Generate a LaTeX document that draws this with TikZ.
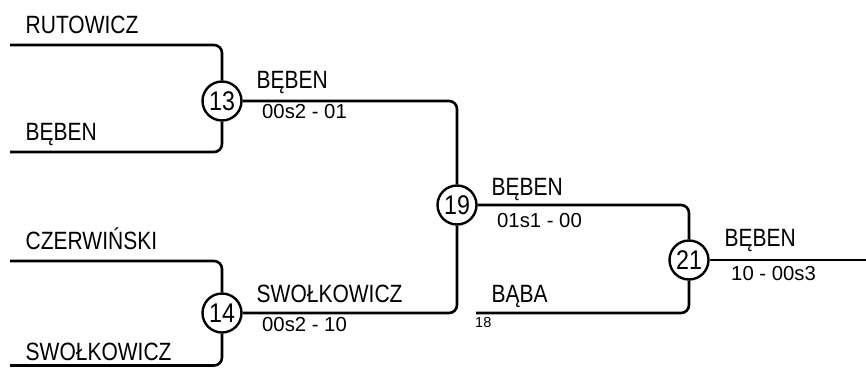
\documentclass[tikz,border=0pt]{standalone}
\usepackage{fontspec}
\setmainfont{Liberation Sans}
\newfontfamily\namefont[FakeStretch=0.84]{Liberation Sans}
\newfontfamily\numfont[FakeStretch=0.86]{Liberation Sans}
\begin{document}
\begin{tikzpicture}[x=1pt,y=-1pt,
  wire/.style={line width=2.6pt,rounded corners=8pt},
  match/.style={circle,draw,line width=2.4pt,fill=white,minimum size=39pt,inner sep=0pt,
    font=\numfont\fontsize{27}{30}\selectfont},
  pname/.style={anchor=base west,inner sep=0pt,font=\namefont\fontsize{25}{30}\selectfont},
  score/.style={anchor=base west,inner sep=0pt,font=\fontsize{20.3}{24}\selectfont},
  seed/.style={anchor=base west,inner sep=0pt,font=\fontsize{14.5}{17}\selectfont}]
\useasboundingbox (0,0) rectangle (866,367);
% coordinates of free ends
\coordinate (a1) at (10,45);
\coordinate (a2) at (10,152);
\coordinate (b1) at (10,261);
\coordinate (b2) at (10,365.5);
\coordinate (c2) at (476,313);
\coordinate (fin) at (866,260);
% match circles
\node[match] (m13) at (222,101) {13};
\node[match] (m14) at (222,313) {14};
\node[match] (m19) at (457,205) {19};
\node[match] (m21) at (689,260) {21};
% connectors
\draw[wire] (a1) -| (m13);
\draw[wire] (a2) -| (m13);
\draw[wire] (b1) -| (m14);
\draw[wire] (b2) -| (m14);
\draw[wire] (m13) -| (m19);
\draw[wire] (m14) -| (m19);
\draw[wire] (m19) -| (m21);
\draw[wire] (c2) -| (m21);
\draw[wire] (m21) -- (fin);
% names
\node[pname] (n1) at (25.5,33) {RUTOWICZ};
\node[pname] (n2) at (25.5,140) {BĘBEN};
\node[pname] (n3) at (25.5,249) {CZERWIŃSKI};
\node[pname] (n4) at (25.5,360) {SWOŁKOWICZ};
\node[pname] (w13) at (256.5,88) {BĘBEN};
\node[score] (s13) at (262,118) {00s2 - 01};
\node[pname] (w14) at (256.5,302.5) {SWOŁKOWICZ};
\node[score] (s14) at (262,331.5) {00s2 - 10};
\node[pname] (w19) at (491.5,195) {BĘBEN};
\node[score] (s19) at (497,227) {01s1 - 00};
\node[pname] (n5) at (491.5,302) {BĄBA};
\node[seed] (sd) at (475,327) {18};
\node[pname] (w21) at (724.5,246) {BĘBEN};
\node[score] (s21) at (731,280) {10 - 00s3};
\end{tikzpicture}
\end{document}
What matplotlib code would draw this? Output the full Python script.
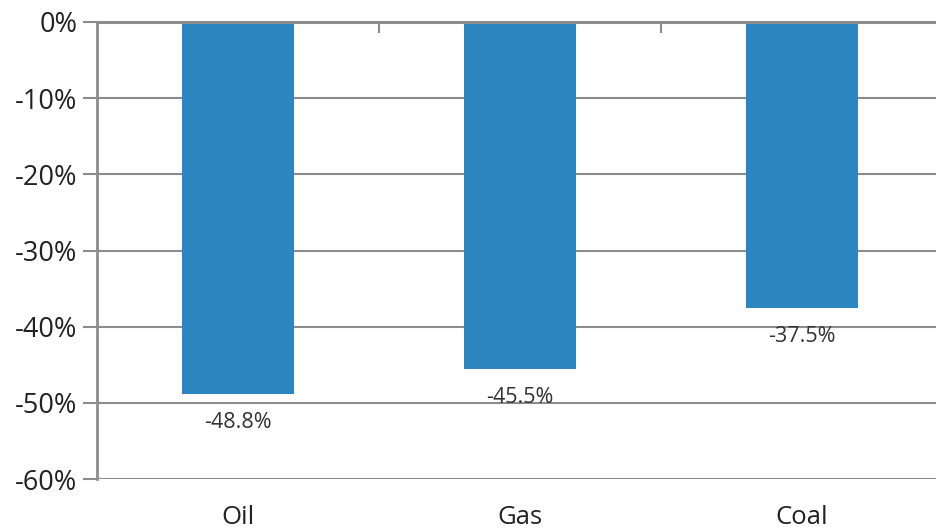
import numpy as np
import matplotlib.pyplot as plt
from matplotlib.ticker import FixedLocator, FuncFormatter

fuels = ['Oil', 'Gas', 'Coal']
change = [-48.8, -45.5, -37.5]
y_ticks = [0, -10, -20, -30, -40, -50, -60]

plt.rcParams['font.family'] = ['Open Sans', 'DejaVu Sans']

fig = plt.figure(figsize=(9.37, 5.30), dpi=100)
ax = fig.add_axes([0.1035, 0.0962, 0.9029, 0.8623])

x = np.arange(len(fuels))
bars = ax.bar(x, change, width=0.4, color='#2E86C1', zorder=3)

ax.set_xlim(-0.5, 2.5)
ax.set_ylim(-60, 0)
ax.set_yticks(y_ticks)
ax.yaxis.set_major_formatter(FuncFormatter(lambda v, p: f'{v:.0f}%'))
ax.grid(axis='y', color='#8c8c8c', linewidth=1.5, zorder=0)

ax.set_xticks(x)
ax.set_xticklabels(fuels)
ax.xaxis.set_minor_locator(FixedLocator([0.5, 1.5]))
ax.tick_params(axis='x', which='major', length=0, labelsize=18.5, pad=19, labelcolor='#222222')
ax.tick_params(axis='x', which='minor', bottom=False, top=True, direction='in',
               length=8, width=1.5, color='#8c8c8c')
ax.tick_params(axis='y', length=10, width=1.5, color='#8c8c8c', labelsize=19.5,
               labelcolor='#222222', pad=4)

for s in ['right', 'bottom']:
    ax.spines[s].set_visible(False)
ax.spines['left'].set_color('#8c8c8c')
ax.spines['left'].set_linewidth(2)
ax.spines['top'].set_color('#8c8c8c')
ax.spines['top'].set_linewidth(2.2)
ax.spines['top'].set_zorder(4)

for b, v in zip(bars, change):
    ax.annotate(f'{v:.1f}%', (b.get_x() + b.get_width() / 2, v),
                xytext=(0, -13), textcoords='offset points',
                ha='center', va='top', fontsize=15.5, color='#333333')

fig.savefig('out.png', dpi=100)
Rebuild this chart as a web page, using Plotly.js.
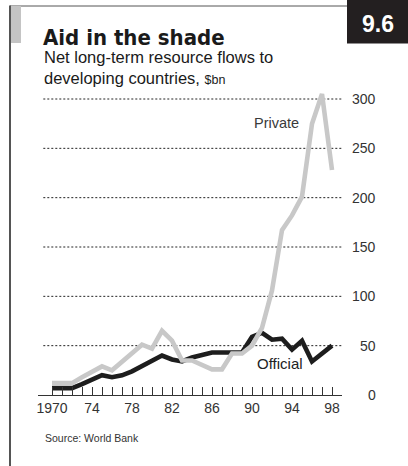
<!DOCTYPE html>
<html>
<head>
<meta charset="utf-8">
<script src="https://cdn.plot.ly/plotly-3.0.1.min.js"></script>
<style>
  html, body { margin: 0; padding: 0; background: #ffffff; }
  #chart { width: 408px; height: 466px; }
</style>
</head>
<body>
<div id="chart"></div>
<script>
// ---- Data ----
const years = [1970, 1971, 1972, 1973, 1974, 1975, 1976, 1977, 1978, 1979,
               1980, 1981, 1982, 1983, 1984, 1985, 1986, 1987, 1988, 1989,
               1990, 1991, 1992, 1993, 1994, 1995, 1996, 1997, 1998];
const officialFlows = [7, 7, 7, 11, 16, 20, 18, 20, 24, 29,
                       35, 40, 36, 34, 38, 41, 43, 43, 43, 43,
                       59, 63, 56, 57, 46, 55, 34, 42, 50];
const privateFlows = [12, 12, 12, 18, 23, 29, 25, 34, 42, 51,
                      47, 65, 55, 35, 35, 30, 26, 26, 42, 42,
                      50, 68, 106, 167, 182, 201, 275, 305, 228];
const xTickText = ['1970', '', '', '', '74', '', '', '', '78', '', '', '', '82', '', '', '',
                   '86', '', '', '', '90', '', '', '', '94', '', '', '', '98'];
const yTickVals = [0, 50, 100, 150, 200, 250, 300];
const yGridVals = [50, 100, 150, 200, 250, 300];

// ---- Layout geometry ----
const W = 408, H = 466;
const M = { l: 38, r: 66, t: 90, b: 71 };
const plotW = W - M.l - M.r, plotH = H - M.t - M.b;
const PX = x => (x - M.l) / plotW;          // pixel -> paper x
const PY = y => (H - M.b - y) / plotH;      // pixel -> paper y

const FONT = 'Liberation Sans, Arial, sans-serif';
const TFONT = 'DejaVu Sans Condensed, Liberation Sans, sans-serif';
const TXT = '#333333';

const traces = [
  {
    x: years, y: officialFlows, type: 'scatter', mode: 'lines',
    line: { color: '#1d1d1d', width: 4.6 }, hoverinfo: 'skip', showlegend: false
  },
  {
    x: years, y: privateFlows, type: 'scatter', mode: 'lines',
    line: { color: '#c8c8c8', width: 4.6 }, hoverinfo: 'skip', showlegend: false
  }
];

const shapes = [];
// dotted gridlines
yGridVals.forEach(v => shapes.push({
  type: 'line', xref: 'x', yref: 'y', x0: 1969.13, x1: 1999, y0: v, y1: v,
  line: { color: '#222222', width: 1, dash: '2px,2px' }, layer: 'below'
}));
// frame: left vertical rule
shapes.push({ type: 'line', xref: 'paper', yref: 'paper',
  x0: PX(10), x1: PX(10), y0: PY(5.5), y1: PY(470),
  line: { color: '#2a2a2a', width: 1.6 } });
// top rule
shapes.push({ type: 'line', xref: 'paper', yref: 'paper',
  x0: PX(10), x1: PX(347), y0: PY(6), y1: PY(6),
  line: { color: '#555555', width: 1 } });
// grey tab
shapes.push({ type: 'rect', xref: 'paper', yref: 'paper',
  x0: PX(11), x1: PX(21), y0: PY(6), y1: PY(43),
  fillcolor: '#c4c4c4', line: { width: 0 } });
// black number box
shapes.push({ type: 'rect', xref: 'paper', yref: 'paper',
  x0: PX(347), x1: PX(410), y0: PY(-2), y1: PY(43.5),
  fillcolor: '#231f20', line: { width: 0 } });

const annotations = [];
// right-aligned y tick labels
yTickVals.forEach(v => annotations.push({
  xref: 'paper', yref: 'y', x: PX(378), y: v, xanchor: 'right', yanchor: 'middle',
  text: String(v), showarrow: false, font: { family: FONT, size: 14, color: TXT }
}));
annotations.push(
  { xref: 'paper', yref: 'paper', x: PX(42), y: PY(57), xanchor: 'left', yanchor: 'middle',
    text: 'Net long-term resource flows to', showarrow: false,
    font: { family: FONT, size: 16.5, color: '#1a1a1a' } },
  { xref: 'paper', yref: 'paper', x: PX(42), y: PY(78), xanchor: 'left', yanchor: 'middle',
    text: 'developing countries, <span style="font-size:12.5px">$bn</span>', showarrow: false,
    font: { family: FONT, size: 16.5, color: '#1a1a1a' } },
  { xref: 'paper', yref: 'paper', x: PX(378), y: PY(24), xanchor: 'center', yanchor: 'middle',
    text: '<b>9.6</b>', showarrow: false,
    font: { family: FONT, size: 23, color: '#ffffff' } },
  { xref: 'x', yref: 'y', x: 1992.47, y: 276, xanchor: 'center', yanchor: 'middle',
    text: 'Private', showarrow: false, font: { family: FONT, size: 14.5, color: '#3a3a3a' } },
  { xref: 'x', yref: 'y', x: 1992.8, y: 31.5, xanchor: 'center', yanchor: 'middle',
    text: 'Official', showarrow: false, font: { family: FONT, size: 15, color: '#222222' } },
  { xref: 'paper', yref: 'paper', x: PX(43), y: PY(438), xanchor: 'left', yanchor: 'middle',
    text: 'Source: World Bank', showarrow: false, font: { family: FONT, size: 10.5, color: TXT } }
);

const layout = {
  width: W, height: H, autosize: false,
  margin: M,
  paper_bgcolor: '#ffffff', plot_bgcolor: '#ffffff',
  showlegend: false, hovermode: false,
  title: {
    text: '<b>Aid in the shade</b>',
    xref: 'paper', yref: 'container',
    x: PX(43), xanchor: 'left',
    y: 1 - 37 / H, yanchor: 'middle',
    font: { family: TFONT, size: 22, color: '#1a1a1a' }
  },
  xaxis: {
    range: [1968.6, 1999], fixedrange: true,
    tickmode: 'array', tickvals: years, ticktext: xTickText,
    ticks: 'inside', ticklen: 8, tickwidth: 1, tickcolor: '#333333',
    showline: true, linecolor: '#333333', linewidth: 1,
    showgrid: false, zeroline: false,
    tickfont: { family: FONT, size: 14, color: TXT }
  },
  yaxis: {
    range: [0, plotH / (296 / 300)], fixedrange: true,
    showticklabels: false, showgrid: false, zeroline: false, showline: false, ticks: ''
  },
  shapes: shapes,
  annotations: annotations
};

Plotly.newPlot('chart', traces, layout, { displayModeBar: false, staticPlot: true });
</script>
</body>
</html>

※ ※ ※

[TASK INSTRUCTIONS] Collect each line holding the string "chart".

[SOLUTION TO THE PROBLEM]
Rebuild this chart as a web page, using Plotly.js.
  #chart { width: 408px; height: 466px; }
<div id="chart"></div>
Plotly.newPlot('chart', traces, layout, { displayModeBar: false, staticPlot: true });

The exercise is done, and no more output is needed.